Exercise objective -
Copy exactly the lines from the line containing "What Plotly.js code" to the line containing "const referenceLevels = [1.5,1.4];", both lines included, and omit any pictures.

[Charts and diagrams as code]
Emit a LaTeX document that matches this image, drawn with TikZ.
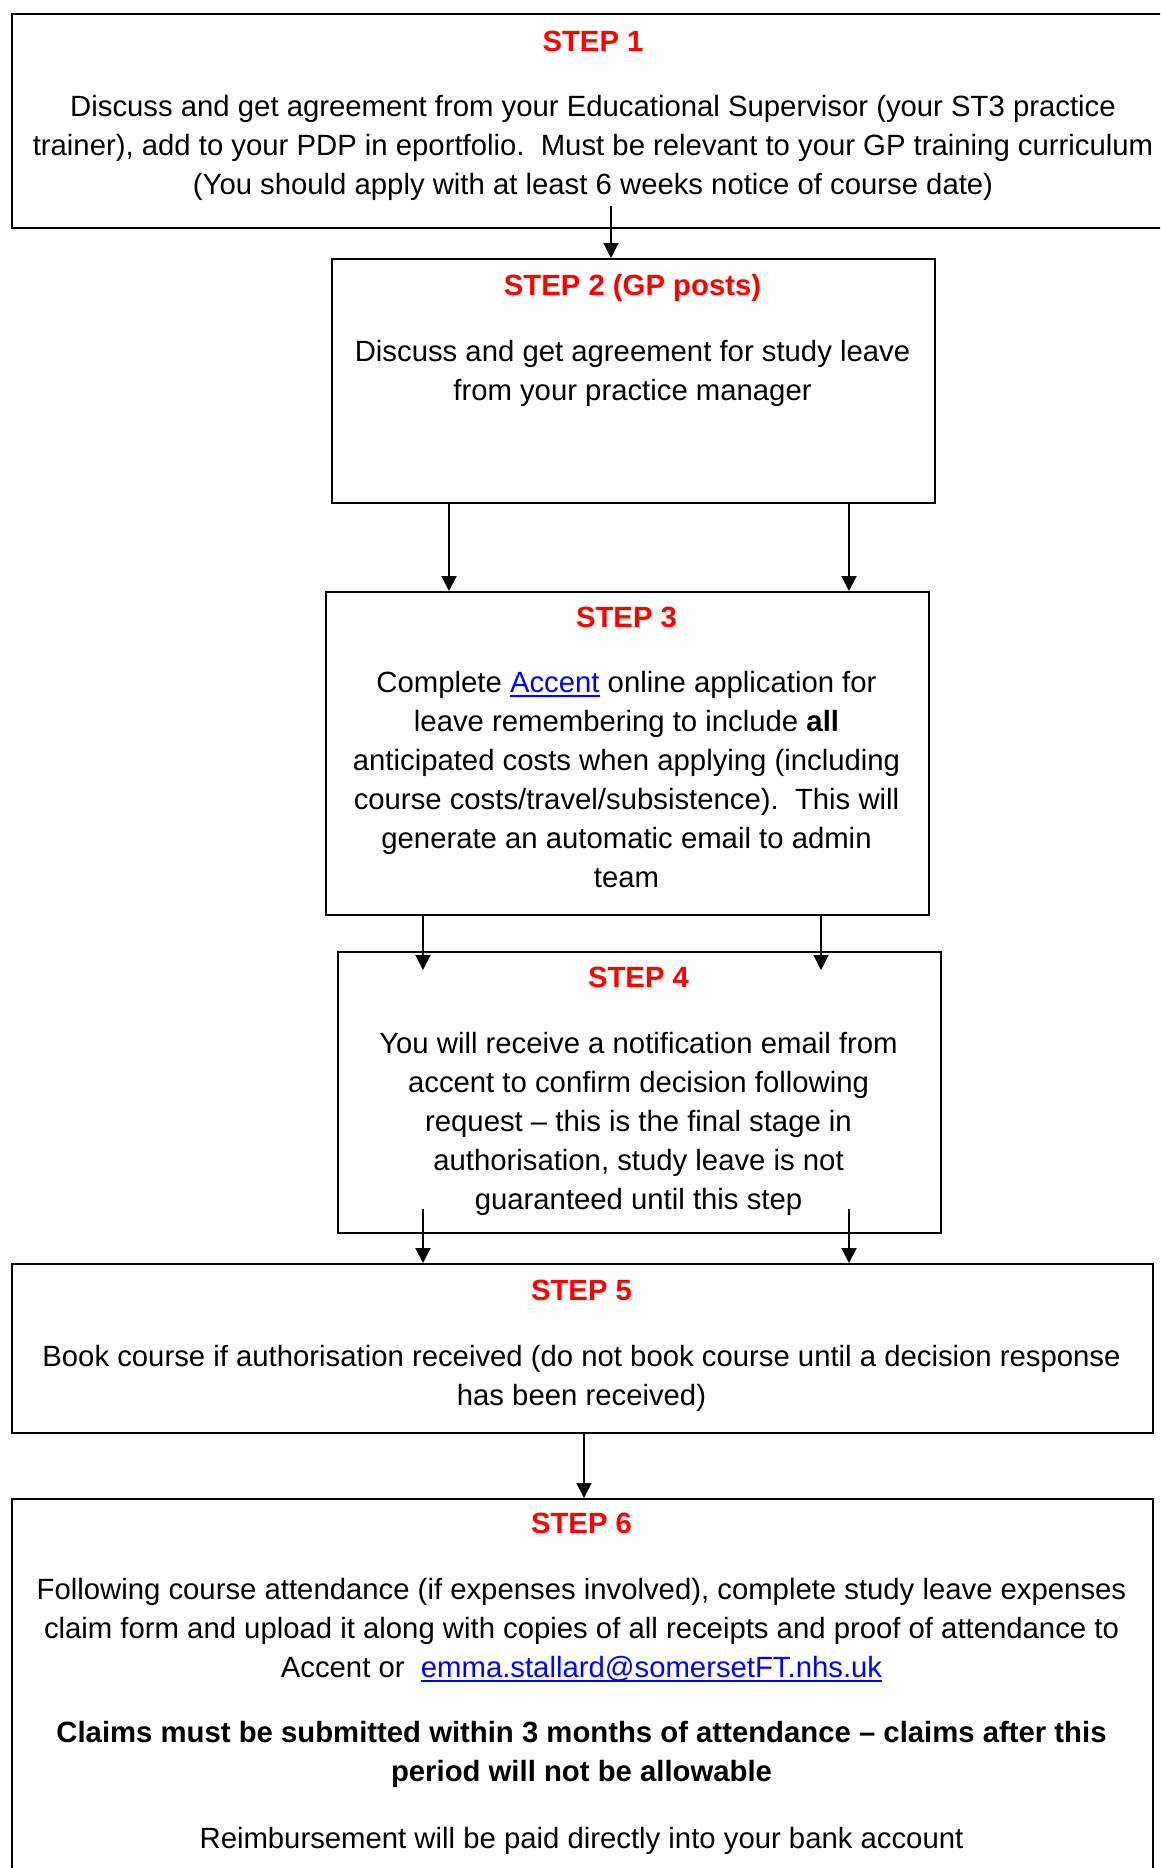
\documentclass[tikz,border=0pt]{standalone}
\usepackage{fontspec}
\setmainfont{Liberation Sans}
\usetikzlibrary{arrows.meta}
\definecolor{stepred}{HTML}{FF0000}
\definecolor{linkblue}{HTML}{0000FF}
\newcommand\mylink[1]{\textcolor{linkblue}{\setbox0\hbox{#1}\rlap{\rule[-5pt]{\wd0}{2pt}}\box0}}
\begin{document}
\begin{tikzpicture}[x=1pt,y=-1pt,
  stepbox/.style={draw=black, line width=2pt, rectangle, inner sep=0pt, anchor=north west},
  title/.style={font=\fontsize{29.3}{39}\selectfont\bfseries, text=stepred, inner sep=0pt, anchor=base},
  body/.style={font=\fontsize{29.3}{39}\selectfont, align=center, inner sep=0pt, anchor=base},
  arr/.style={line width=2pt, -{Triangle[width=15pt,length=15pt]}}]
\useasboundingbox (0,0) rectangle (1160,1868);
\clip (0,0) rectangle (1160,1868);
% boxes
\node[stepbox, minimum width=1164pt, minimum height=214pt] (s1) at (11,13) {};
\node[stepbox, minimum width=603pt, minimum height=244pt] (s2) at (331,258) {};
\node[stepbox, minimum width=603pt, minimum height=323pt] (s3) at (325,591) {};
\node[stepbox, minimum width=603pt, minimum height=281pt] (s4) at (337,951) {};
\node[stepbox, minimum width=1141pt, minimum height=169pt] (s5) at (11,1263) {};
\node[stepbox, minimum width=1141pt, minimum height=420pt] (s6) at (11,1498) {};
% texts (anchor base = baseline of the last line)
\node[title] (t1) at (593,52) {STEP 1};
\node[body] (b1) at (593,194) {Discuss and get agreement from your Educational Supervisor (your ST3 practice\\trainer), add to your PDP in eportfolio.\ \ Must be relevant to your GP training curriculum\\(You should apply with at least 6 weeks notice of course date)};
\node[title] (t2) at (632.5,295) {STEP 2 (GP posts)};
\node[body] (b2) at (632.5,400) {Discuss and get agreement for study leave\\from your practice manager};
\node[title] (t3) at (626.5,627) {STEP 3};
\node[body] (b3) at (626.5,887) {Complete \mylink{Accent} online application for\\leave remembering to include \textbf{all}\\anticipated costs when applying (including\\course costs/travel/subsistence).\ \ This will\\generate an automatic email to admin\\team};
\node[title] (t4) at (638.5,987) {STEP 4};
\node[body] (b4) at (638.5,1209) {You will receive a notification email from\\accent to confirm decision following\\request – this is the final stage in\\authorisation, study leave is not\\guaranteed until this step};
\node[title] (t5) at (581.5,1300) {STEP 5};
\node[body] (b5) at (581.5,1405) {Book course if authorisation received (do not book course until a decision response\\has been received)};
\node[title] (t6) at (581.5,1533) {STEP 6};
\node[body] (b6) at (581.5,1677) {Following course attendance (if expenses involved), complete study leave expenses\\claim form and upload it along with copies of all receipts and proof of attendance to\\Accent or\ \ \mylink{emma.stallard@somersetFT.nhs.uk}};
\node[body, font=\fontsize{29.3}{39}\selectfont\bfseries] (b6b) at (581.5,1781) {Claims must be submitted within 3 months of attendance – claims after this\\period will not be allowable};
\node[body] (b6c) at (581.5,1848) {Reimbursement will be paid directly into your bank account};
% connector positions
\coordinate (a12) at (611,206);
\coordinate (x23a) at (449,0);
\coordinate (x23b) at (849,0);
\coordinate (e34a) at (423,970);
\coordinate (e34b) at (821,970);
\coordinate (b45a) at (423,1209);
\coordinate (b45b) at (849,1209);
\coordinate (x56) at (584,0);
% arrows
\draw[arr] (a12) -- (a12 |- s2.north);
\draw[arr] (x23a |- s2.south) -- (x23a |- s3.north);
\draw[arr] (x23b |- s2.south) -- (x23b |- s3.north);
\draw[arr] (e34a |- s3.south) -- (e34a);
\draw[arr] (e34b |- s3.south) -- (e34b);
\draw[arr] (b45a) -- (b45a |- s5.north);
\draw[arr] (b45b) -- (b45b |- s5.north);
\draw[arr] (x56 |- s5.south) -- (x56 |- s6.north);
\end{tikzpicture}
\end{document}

...

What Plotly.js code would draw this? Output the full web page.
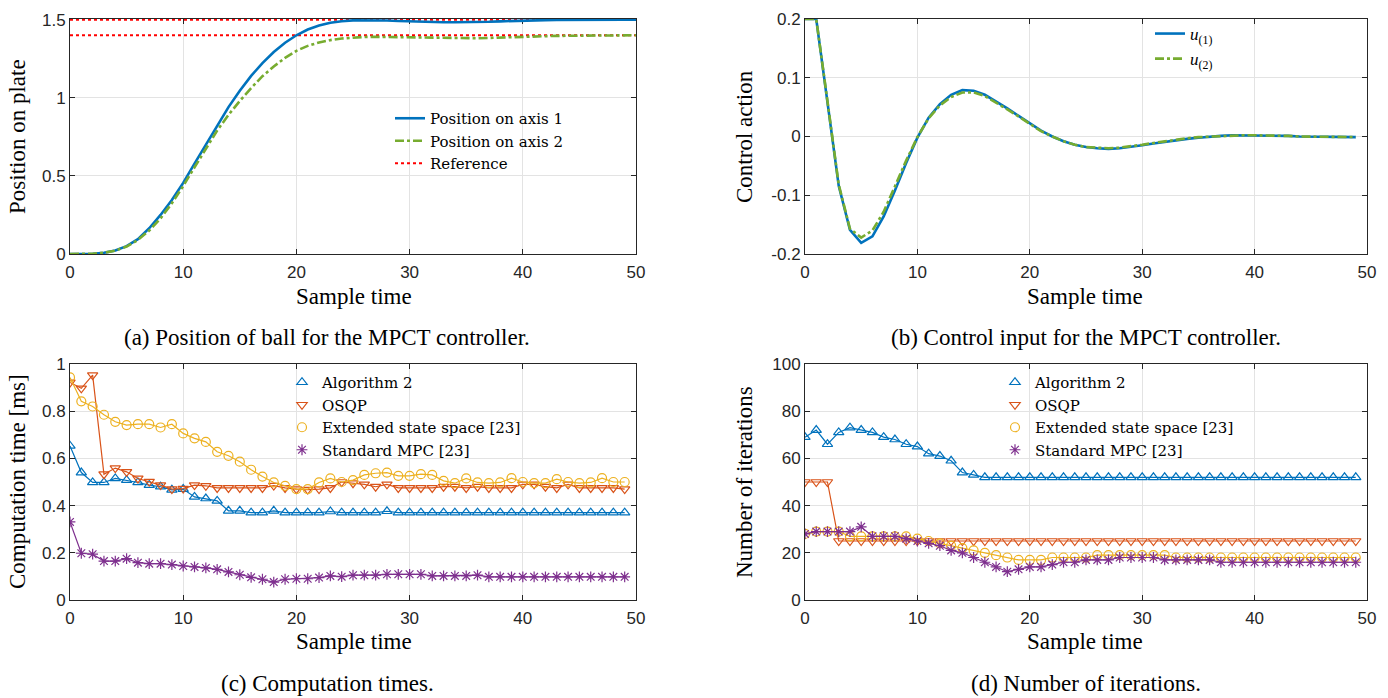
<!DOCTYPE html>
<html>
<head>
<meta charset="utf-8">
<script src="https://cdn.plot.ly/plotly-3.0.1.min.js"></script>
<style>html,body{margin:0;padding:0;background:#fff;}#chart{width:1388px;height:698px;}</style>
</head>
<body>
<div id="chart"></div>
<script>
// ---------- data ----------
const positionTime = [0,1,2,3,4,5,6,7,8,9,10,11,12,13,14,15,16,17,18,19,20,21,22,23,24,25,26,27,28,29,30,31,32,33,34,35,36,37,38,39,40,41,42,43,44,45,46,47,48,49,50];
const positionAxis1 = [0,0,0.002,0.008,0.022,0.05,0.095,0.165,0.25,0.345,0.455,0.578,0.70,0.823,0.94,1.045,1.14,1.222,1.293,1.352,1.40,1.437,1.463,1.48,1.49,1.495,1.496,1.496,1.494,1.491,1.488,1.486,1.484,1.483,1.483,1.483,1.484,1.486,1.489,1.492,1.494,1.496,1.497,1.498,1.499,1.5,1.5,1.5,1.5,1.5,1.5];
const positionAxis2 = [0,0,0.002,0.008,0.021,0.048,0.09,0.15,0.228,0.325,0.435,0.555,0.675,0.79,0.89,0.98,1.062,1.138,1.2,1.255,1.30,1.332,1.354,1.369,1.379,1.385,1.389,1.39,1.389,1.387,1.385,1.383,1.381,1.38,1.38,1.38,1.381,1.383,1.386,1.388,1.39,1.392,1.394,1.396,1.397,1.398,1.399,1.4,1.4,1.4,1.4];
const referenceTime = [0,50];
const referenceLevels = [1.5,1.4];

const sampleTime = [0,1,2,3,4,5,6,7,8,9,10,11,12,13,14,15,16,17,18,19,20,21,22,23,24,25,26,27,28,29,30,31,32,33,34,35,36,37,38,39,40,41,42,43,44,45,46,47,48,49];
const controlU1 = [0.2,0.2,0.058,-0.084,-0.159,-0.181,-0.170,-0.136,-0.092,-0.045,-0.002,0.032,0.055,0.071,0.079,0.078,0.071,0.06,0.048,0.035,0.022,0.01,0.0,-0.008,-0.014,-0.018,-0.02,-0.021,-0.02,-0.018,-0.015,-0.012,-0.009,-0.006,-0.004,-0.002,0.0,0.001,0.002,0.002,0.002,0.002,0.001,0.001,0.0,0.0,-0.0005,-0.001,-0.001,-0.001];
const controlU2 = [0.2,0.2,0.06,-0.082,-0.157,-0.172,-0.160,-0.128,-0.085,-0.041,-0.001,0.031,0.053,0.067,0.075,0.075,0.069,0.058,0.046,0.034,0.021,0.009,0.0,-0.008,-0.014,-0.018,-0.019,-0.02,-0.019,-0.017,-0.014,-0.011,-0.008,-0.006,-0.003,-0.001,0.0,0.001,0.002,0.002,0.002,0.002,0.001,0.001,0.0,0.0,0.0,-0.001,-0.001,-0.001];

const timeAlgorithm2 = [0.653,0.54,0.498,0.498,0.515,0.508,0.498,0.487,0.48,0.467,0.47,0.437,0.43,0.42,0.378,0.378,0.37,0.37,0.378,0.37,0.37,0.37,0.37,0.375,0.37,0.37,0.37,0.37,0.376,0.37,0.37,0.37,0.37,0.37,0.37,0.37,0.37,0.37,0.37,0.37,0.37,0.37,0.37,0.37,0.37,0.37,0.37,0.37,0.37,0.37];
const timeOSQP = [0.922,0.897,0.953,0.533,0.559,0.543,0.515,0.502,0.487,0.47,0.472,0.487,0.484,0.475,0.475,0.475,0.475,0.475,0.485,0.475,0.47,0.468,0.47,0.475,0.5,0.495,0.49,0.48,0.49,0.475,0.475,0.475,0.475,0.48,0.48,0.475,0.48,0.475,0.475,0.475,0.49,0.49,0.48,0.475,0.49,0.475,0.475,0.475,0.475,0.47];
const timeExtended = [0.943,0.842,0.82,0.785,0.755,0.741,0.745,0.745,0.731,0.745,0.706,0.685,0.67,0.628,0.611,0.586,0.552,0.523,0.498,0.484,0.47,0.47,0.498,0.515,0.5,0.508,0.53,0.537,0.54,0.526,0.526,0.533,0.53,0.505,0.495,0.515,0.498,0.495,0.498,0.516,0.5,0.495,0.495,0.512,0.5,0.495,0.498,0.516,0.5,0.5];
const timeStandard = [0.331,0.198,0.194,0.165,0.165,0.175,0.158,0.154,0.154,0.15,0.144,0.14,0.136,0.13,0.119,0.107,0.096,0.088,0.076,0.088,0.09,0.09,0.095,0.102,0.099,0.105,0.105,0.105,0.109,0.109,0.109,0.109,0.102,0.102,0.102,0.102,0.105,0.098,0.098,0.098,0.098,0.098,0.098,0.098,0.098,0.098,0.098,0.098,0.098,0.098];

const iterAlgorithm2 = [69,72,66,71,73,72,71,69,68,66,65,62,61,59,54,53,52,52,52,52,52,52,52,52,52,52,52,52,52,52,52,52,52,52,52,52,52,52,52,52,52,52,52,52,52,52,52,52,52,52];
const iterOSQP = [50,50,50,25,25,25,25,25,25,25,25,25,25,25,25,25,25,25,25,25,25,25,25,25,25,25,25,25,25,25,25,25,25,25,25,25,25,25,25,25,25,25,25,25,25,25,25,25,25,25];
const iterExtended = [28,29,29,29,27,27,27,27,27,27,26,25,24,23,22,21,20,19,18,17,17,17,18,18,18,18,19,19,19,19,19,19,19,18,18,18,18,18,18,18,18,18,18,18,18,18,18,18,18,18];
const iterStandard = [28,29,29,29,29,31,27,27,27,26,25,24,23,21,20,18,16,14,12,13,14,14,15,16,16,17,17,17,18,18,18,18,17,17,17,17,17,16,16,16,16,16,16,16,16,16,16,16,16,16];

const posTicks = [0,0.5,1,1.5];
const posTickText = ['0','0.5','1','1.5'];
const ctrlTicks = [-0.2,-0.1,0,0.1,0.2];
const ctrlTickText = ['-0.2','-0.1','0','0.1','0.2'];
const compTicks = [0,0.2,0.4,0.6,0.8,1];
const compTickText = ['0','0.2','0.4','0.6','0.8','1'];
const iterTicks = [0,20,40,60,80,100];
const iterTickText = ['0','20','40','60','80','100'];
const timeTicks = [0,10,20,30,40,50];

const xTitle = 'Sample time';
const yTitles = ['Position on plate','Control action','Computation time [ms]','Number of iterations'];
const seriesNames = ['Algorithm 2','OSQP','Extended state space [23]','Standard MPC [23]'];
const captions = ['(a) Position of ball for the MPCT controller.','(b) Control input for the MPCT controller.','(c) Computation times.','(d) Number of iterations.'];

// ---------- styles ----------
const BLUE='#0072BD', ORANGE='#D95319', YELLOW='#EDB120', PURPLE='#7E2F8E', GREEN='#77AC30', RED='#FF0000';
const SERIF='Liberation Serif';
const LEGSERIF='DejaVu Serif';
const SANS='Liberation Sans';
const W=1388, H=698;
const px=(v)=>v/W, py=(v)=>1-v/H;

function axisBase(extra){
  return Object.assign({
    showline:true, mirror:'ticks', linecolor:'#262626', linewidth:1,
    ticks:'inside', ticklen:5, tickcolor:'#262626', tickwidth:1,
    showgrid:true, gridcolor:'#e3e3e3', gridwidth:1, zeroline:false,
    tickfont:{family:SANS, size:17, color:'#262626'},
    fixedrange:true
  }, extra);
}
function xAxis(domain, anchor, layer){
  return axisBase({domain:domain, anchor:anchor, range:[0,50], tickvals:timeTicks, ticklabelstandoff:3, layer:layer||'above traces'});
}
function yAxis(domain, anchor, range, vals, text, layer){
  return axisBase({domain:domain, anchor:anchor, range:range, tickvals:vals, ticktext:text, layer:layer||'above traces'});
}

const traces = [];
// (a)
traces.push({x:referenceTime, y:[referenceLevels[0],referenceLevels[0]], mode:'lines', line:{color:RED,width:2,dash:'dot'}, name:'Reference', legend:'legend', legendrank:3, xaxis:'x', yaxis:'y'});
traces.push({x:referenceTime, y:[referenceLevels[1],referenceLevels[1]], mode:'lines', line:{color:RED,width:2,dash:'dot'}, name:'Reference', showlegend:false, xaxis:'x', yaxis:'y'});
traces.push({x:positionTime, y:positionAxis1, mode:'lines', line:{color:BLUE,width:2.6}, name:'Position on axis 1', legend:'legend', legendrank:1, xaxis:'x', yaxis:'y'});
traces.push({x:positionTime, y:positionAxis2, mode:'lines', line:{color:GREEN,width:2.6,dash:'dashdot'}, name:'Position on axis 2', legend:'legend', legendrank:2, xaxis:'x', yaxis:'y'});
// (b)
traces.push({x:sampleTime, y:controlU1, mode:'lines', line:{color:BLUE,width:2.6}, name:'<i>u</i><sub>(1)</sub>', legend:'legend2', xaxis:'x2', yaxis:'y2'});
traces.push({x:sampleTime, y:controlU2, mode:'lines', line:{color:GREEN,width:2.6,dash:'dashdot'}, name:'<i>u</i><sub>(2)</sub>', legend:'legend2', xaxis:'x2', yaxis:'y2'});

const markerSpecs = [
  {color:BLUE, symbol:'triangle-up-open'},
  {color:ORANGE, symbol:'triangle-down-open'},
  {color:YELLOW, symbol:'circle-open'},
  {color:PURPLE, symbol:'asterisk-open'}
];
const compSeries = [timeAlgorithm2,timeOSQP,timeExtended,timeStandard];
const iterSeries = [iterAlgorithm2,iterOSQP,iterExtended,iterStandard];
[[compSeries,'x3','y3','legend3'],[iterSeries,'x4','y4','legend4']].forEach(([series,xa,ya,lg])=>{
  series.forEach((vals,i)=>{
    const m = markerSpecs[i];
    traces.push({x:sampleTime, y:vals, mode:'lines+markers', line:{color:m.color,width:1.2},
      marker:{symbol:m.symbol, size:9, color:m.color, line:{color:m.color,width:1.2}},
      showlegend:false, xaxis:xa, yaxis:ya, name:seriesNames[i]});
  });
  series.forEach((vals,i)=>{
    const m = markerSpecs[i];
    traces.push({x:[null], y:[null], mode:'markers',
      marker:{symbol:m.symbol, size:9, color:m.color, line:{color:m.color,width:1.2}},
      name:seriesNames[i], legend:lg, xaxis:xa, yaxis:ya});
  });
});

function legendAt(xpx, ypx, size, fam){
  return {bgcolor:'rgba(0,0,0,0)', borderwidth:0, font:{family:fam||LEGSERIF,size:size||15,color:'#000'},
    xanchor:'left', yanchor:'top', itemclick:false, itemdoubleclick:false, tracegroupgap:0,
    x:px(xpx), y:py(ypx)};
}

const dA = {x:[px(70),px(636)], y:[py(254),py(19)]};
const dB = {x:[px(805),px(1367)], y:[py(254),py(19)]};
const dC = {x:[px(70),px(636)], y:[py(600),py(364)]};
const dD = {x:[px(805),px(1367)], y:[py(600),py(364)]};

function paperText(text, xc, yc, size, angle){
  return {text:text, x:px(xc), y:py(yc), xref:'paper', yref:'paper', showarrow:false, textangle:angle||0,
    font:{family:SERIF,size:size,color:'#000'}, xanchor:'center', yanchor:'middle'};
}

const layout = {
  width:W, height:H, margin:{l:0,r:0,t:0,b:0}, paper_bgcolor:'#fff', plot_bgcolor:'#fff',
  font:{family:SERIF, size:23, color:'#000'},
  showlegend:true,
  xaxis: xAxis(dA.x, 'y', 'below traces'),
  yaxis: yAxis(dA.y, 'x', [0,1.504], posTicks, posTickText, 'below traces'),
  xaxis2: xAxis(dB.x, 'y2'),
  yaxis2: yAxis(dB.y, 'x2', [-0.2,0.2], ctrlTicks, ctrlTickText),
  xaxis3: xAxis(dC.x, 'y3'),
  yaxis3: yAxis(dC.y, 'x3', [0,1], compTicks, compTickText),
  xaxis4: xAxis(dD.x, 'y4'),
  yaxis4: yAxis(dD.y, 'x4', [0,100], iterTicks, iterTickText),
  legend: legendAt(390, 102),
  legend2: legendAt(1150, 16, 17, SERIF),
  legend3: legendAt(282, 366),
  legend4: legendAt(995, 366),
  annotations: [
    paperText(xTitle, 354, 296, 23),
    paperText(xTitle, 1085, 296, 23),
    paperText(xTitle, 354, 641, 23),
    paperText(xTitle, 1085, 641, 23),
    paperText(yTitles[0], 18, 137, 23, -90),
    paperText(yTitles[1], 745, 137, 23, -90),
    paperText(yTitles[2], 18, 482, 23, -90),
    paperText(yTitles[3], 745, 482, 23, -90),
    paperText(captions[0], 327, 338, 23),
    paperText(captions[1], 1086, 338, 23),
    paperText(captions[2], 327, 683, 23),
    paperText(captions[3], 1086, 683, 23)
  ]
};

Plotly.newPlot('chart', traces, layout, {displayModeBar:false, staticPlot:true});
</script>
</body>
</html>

Result for this task -
What Plotly.js code would draw this? Output the full web page.
<!DOCTYPE html>
<html>
<head>
<meta charset="utf-8">
<script src="https://cdn.plot.ly/plotly-3.0.1.min.js"></script>
<style>html,body{margin:0;padding:0;background:#fff;}#chart{width:1388px;height:698px;}</style>
</head>
<body>
<div id="chart"></div>
<script>
// ---------- data ----------
const positionTime = [0,1,2,3,4,5,6,7,8,9,10,11,12,13,14,15,16,17,18,19,20,21,22,23,24,25,26,27,28,29,30,31,32,33,34,35,36,37,38,39,40,41,42,43,44,45,46,47,48,49,50];
const positionAxis1 = [0,0,0.002,0.008,0.022,0.05,0.095,0.165,0.25,0.345,0.455,0.578,0.70,0.823,0.94,1.045,1.14,1.222,1.293,1.352,1.40,1.437,1.463,1.48,1.49,1.495,1.496,1.496,1.494,1.491,1.488,1.486,1.484,1.483,1.483,1.483,1.484,1.486,1.489,1.492,1.494,1.496,1.497,1.498,1.499,1.5,1.5,1.5,1.5,1.5,1.5];
const positionAxis2 = [0,0,0.002,0.008,0.021,0.048,0.09,0.15,0.228,0.325,0.435,0.555,0.675,0.79,0.89,0.98,1.062,1.138,1.2,1.255,1.30,1.332,1.354,1.369,1.379,1.385,1.389,1.39,1.389,1.387,1.385,1.383,1.381,1.38,1.38,1.38,1.381,1.383,1.386,1.388,1.39,1.392,1.394,1.396,1.397,1.398,1.399,1.4,1.4,1.4,1.4];
const referenceTime = [0,50];
const referenceLevels = [1.5,1.4];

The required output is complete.